= A Night Like This (play) =

Play written by Ben Travers

Walls (l) and Lynn (r) with Louis Bradfield (receiving blow to head) and Gordon James (on floor)

A Night Like This is a farce by Ben Travers, written as one of the series of Aldwych farces staged nearly continuously at the Aldwych Theatre, London, from 1923 to 1933. The farces were directed by Tom Walls, who co-starred in most of them with Ralph Lynn, and a supporting cast of regular Aldwych performers. The play is a spoof of detective plays and thrillers, with the two stars successfully taking on a criminal gang. Eventually, the gang is rounded up, and the jewels taken from the heroine are restored to their proper owner.

The piece opened at the Aldwych Theatre on 18 February 1930 and ran until 15 November, a total of 267 performances.

==Background==
A Night Like This was the seventh in the series of twelve Aldwych farces, and the sixth written by Travers. The first four in the series, It Pays to Advertise, A Cuckoo in the Nest, Rookery Nook and Thark had long runs, averaging more than 400 performances each. The next two were more modest successes: Plunder (1928) ran for 344 performances, and A Cup of Kindness (1929) for 291.

Like its predecessors, the play was produced and directed by Tom Walls, who co-starred with Ralph Lynn, a specialist in playing "silly ass" characters.
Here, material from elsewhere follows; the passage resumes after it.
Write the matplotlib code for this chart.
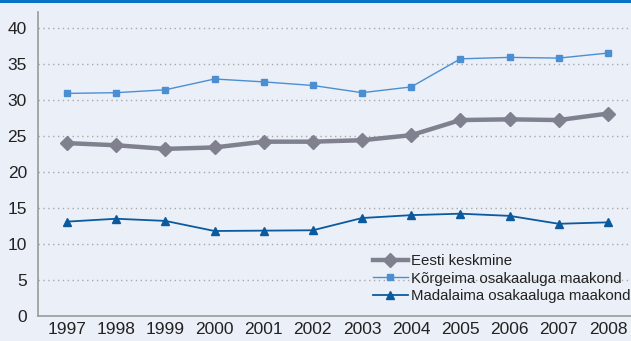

The regular company of supporting actors included Robertson Hare, who played a figure of put-upon respectability; Mary Brough in eccentric old lady roles; Ethel Coleridge as the severe voice of authority; Winifred Shotter as the sprightly young female lead; and the saturnine Gordon James.

==Original cast==
- Knee – Gordon James
- Edgar Pryor – John R Turnbull
- Mrs Decent – Mary Brough
- Cora Mellish – Winifred Shotter
- Aubrey Slot – Kenneth Kove
- Mary Deane – Doreen Bendix
- Mrs Knee – Ethel Coleridge
- PC Michael Marsden – Tom Walls
- Amy – Margot Grahame
- Clifford Tope – Ralph Lynn
- Miles Tuckett – Robertson Hare
- Craggy – Louis Bradfield
- Snake Lloyd – Archibald Batty
- Cabman – Fred Morgan
- Mrs Tuckett – Norma Varden
- Detective Inspector Curtis – Philip Carlton

==Synopsis==
Edgar Pryor runs a shady gambling club with the aid of various henchmen, including Knee, Craggy and Lloyd. Cora Mellish has got into his clutches, and to pay her debts he has taken a valuable necklace from her that she does not own. Her boyfriend, Aubrey – nephew of the real owner of the necklace – is too ineffectual to help, but she gains three champions in the form of Mrs Decent, Clifford Tope and Police Constable Michael Marsden.

Marsden is cornered in the gambling den by two of the gang and puts up a strong fight, which he wins with ease when Tope appears through the window armed with a poker and lays out the assailants (see picture above). Marsden and Tope go in pursuit of the rest of the gang. They requisition the only available cab, immobilising the rightful passenger, Miles Tuckett, by separating him from his trousers. Tope and Marsden round up the gang and restore the necklace to its rightful owner, Mrs Tuckett.

==Critical reception==
The play divided critical opinion. The Times thought that "judged by the standard that the Aldwych farces have set for themselves, A Night Like This is a disappointment. It lacks speed ... above all, it lacks verbal neatness and surprise". In The Manchester Guardian, Ivor Brown thought the production "immensely ingenious" with "business of the happiest order". In The Illustrated London News, J. T. Grein said, "The two comedians have probably never been so amusing as they are in A Night Like This."

==Adaptations==
The play was adapted for the cinema in 1932, under the same title. Walls directed, and he, Lynn, Hare, Brough, Shotter and Varden reprised their stage roles.